Christine Todd Whitman, who as head of the Environmental Protection Agency (EPA) under George W Bush at the time of the 9/11 attacks told the public the air around Ground Zero in New York was safe to breathe, has admitted for the first time she was wrong.
Among those who were exposed to toxins released when the World Trade Center collapsed, the toll of illness and death continues to rise.
Speaking to the Guardian for a report on the growing health crisis to be published on Sunday, the 15th anniversary of the attacks, Whitman made an unprecedented apology to those affected but denied she had ever lied about the air quality or known at the time it was dangerous.
“Whatever we got wrong, we should acknowledge and people should be helped,” she said, adding that she still “feels awful” about the tragedy and its aftermath.

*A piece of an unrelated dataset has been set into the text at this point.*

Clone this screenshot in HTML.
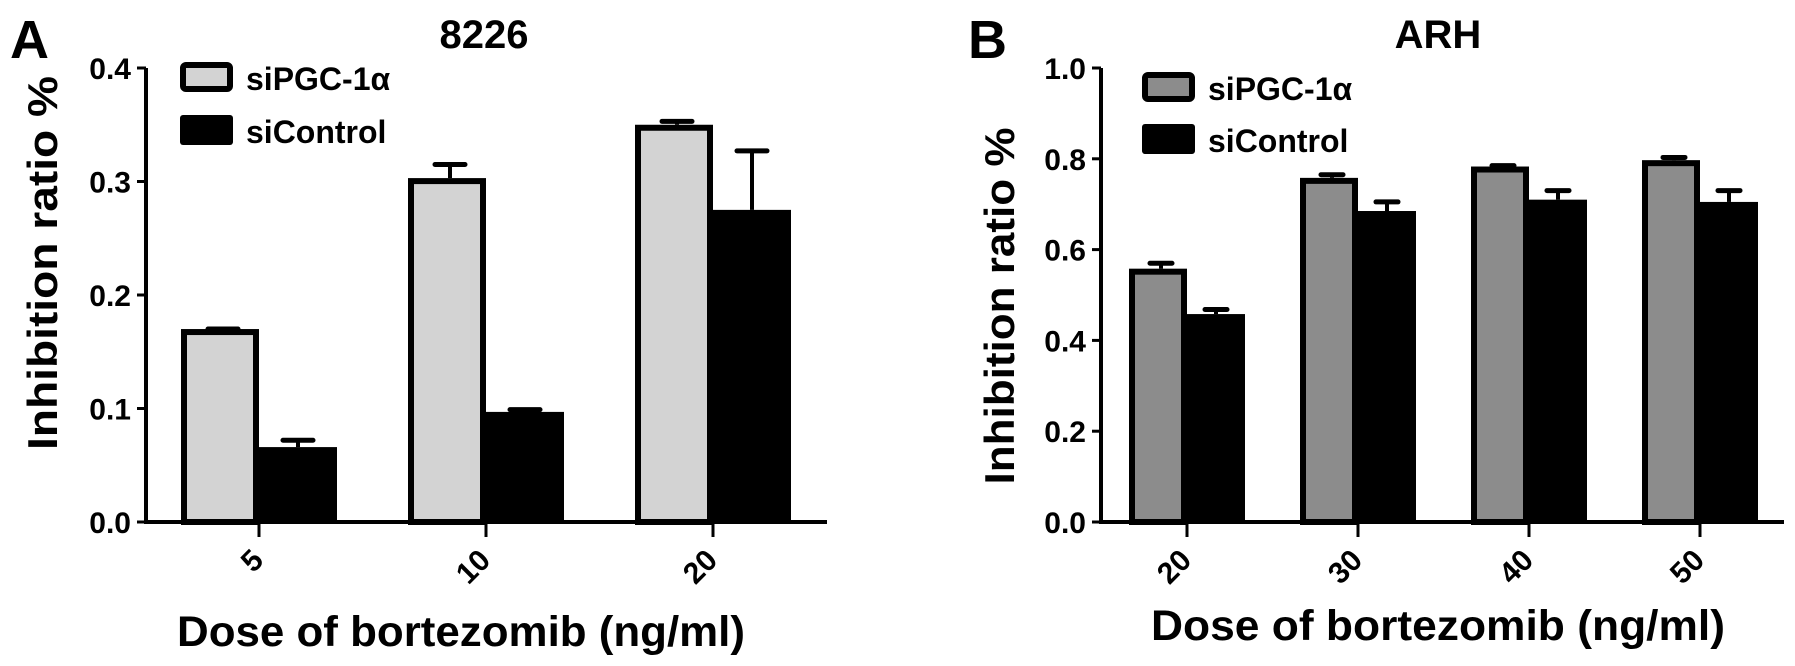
<!DOCTYPE html>
<html><head><meta charset="utf-8"><style>
html,body{margin:0;padding:0;background:#fff;}
svg{display:block;font-family:"Liberation Sans",Arial,sans-serif;font-weight:bold;}
</style></head><body>
<svg id="fig" width="1795" height="666" viewBox="0 0 1795 666" xmlns="http://www.w3.org/2000/svg">
<g id="panelA"></g>
<g id="panelB"></g>
</svg>
<script>
// Panel A data (8226)
const catsA = ["5","10","20"];
const pgcA = [0.170,0.303,0.350];
const pgcErrA = [0.0,0.012,0.003];
const ctlA = [0.066,0.097,0.275];
const ctlErrA = [0.006,0.002,0.052];
const ticksA = [0.0,0.1,0.2,0.3,0.4];
const tickLabelsA = ["0.0","0.1","0.2","0.3","0.4"];
// Panel B data (ARH)
const catsB = ["20","30","40","50"];
const pgcB = [0.558,0.758,0.783,0.797];
const pgcErrB = [0.012,0.007,0.002,0.006];
const ctlB = [0.458,0.685,0.710,0.705];
const ctlErrB = [0.010,0.020,0.020,0.025];
const ticksB = [0.0,0.2,0.4,0.6,0.8,1.0];
const tickLabelsB = ["0.0","0.2","0.4","0.6","0.8","1.0"];

const NS="http://www.w3.org/2000/svg";
function mk(parent,tag,attrs,text){const e=document.createElementNS(NS,tag);for(const k in attrs)e.setAttribute(k,attrs[k]);if(text!==undefined)e.textContent=text;parent.appendChild(e);return e;}

function drawPanel(g,o){
  const yScale=v=>o.y0-(v/o.ymax)*(o.y0-o.yTop);
  const xTick=i=>o.firstTick+i*o.step;
  o.cats.forEach((c,i)=>{
    const tx=xTick(i);
    const yp=yScale(o.pgc[i]);
    const ep=yScale(o.pgc[i]+o.pgcErr[i]);
    let st=mk(g,'line',{x1:tx-o.bw/2+3,x2:tx-o.bw/2+3,y1:ep,y2:yp,stroke:'#000','stroke-width':4});
    
    
    let cp=mk(g,'line',{x1:tx-o.bw/2+3-o.cap/2,x2:tx-o.bw/2+3+o.cap/2,y1:ep,y2:ep,stroke:'#000','stroke-width':5,'stroke-linecap':'round'});
    
    
    let r=mk(g,'rect',{x:tx-o.bw+3,y:yp+3,width:o.bw-6,height:o.y0-yp-3,fill:o.fill,stroke:'#000','stroke-width':6});
    
    
    const yc=yScale(o.ctl[i]);
    const ec=yScale(o.ctl[i]+o.ctlErr[i]);
    let st2=mk(g,'line',{x1:tx+o.bw/2,x2:tx+o.bw/2,y1:ec,y2:yc,stroke:'#000','stroke-width':4});
    
    
    let cp2=mk(g,'line',{x1:tx+o.bw/2-o.cap/2,x2:tx+o.bw/2+o.cap/2,y1:ec,y2:ec,stroke:'#000','stroke-width':5,'stroke-linecap':'round'});
    
    
    let r2=mk(g,'rect',{x:tx,y:yc,width:o.bw,height:o.y0-yc,fill:'#000'});
    
    
    let t=mk(g,'line',{x1:tx,x2:tx,y1:o.y0,y2:o.y0+15,stroke:'#000','stroke-width':3});
    
    
    let tl=mk(g,'text',{x:tx+6,y:o.y0+40,'font-size':30,'text-anchor':'end',transform:`rotate(-45 ${tx+6} ${o.y0+40})`},c);
    
    
  });
  let ya=mk(g,'line',{x1:o.ax,x2:o.ax,y1:o.yTop,y2:o.y0+2,stroke:'#000','stroke-width':4});
  
  
  let xa=mk(g,'line',{x1:o.ax-2,x2:o.axEnd,y1:o.y0,y2:o.y0,stroke:'#000','stroke-width':4});
  
  
  o.ticks.forEach((v,i)=>{
    const y=yScale(v);
    let t=mk(g,'line',{x1:o.ax-9,x2:o.ax,y1:y,y2:y,stroke:'#000','stroke-width':3});
    
    
    let l=mk(g,'text',{x:o.ax-15,y:y+11,'font-size':30,'text-anchor':'end'},o.tickLabels[i]);
    
    
  });
  let yt=mk(g,'text',{x:o.ytX,y:o.ytY,'font-size':42,'text-anchor':'middle',textLength:o.ytLen,lengthAdjust:'spacingAndGlyphs',transform:`rotate(-90 ${o.ytX} ${o.ytY})`},'Inhibition ratio %');
  
  
  let xt=mk(g,'text',{x:o.xtX,y:o.xtY,'font-size':43,'text-anchor':'middle',textLength:o.xtLen,lengthAdjust:'spacingAndGlyphs'},'Dose of bortezomib (ng/ml)');
  
  
  let ti=mk(g,'text',{x:o.titleX,y:48,'font-size':40,'text-anchor':'middle'},o.title);
  
  
  let pl=mk(g,'text',{x:o.letterX,y:58,'font-size':54},o.letter);
  
  
  let lb1=mk(g,'rect',{x:o.lgX+3,y:o.lgY1+3,width:47,height:24,fill:o.fill,stroke:'#000','stroke-width':6,rx:3});
  
  
  let lt1=mk(g,'text',{x:o.lgX+66,y:o.lgY1+28,'font-size':32},'siPGC-1α');
  
  
  let lb2=mk(g,'rect',{x:o.lgX,y:o.lgY2,width:53,height:30,fill:'#000',rx:3});
  
  
  let lt2=mk(g,'text',{x:o.lgX+66,y:o.lgY2+28,'font-size':32},'siControl');
  
  
}

drawPanel(document.getElementById('panelA'),{
  cats:catsA,pgc:pgcA,pgcErr:pgcErrA,ctl:ctlA,ctlErr:ctlErrA,ticks:ticksA,tickLabels:tickLabelsA,
  ymax:0.4,y0:522,yTop:68,ax:146,axEnd:827,firstTick:259,step:227,bw:78,cap:30,fill:'#d3d3d3',
  ytX:57,ytY:263,ytLen:374,xtX:461,xtY:646,xtLen:568,titleX:484,title:'8226',letterX:10,letter:'A',
  lgX:180,lgY1:62,lgY2:115
});
drawPanel(document.getElementById('panelB'),{
  cats:catsB,pgc:pgcB,pgcErr:pgcErrB,ctl:ctlB,ctlErr:ctlErrB,ticks:ticksB,tickLabels:tickLabelsB,
  ymax:1.0,y0:522,yTop:68,ax:1101,axEnd:1784,firstTick:1187,step:171,bw:58,cap:22,fill:'#8c8c8c',
  ytX:1014,ytY:306,ytLen:357,xtX:1438,xtY:640,xtLen:574,titleX:1438,title:'ARH',letterX:968,letter:'B',
  lgX:1142,lgY1:72,lgY2:124
});
</script>
</body></html>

“I’m very sorry that people are sick,” she said. “I’m very sorry that people are dying and if the EPA and I in any way contributed to that, I’m sorry. We did the very best we could at the time with the knowledge we had.”
She added: “Every time it comes around to the anniversary I cringe, because I know people will bring up my name, they blame me, they say that I lied and that people died because I lied, people have died because I made a mistake.”

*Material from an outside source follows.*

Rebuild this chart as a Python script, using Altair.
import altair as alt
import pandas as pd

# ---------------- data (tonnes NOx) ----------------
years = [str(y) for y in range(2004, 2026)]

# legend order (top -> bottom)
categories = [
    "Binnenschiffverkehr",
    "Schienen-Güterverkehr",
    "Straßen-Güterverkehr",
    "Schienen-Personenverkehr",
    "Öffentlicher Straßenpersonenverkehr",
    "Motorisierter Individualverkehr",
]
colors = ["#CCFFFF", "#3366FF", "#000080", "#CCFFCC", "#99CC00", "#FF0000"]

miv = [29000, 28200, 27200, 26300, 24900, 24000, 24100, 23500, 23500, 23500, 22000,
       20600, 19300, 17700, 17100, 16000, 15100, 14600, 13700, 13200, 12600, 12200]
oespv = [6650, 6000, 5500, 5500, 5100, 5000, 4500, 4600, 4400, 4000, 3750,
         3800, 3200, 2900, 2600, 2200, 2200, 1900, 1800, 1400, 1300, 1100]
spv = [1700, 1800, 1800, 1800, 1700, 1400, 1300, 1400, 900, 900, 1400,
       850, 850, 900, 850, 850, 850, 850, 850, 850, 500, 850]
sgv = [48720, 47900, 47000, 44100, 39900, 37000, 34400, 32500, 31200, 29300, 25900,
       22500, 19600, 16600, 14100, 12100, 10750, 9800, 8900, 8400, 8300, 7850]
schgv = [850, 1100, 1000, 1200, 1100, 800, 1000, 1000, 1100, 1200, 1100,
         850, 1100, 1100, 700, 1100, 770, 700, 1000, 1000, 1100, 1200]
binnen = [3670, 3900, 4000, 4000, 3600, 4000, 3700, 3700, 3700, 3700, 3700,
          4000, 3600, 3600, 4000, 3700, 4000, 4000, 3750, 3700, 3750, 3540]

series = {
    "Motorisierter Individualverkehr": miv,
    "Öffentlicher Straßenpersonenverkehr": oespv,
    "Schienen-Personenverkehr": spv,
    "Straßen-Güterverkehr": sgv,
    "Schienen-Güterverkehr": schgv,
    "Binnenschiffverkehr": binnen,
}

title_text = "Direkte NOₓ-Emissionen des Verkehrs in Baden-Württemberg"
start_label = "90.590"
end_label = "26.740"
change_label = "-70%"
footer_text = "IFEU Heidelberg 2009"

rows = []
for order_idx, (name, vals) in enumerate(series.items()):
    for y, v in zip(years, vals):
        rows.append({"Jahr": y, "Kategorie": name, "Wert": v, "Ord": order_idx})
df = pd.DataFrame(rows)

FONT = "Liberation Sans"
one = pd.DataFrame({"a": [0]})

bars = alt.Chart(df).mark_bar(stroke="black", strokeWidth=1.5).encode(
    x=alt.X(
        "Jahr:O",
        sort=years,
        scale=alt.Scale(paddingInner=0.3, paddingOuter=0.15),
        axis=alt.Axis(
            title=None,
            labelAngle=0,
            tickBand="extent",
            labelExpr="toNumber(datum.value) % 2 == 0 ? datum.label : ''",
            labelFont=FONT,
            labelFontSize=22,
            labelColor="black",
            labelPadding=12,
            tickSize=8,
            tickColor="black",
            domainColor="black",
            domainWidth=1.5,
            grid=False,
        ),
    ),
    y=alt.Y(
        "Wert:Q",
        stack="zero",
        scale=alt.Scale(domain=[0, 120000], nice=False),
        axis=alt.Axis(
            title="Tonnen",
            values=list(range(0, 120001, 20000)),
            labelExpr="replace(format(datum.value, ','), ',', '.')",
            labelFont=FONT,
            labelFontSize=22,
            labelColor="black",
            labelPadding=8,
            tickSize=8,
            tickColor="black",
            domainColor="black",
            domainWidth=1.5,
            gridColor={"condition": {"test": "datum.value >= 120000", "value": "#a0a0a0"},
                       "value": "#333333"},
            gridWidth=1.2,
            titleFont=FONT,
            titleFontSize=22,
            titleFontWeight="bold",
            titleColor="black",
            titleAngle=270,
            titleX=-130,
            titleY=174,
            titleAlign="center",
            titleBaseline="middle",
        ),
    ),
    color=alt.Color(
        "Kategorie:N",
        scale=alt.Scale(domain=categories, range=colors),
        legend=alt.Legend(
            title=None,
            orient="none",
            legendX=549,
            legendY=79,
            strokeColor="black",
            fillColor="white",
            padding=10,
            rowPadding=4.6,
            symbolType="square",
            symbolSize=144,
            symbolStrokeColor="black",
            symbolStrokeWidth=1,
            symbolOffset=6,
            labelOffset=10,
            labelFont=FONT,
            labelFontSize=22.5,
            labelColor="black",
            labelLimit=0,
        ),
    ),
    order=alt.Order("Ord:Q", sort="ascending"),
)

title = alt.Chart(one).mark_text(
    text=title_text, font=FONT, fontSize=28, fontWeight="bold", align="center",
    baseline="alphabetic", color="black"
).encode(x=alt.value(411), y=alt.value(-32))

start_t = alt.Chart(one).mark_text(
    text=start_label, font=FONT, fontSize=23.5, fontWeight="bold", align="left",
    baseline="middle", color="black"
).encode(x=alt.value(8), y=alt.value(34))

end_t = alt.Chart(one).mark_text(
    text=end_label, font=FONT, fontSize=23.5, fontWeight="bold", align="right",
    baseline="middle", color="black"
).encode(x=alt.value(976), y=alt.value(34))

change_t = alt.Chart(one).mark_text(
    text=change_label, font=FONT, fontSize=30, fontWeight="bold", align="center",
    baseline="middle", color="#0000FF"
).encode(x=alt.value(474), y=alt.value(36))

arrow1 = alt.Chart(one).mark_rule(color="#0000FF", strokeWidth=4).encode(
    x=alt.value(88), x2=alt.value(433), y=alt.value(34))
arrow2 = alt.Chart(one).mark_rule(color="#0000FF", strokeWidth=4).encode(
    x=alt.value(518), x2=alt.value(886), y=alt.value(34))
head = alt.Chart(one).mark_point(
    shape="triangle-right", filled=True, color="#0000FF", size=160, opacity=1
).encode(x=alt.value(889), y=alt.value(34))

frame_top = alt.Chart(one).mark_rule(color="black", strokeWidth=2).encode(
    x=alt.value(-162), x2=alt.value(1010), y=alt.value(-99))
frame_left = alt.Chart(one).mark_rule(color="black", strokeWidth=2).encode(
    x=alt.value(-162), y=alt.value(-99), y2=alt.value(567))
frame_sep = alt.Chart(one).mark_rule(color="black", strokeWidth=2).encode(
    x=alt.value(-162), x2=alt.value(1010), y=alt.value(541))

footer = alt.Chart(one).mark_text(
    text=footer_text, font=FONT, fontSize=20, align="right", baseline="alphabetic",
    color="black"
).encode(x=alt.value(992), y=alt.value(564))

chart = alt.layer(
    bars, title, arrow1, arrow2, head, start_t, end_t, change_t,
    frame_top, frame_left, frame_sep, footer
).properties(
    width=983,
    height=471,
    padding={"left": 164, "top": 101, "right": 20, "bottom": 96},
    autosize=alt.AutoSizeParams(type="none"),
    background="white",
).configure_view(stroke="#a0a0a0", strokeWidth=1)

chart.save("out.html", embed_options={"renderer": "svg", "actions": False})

In 2003, the EPA inspector general criticized the agency’s handling of the crisis, finding that the EPA had no basis for its swift pronouncements about air quality. Politicians, including the then New York senator Hillary Clinton, laid into the Bush administration, accusing it of deceiving the public.
More than 37,000 people registered with the World Trade Center Health Program (WTCHP), a federal organisation set up in 2011 to oversee those affected by exposure to the toxins released at Ground Zero, have been declared sick. Many have chronic respiratory illnesses or cancer.
More than 1,100 people covered by the WTCHP have died. That number includes first responders who were at Ground Zero and people who lived and worked in the surrounding area.
A WTCHP spokeswoman, Christy Spring, said: “We have a list of health conditions that the program provides medical monitoring and treatment for, established by the government to have been related to exposure to the dust and debris from the 9/11 attack on the World Trade Center.”
Whitman said: “If people are dying from this – and I have not seen the data – and they had believed everything was fine, then you have got to blame the message they were hearing, and what they were hearing was that the ambient air quality in Lower Manhattan at the time was OK.”
Jerrold Nadler, a veteran US congressman whose district covers the World Trade Center site, told the Guardian on Thursday that Whitman had never admitted she had been wrong about the air quality.
“She knew or should have known” the air was dangerous, he said.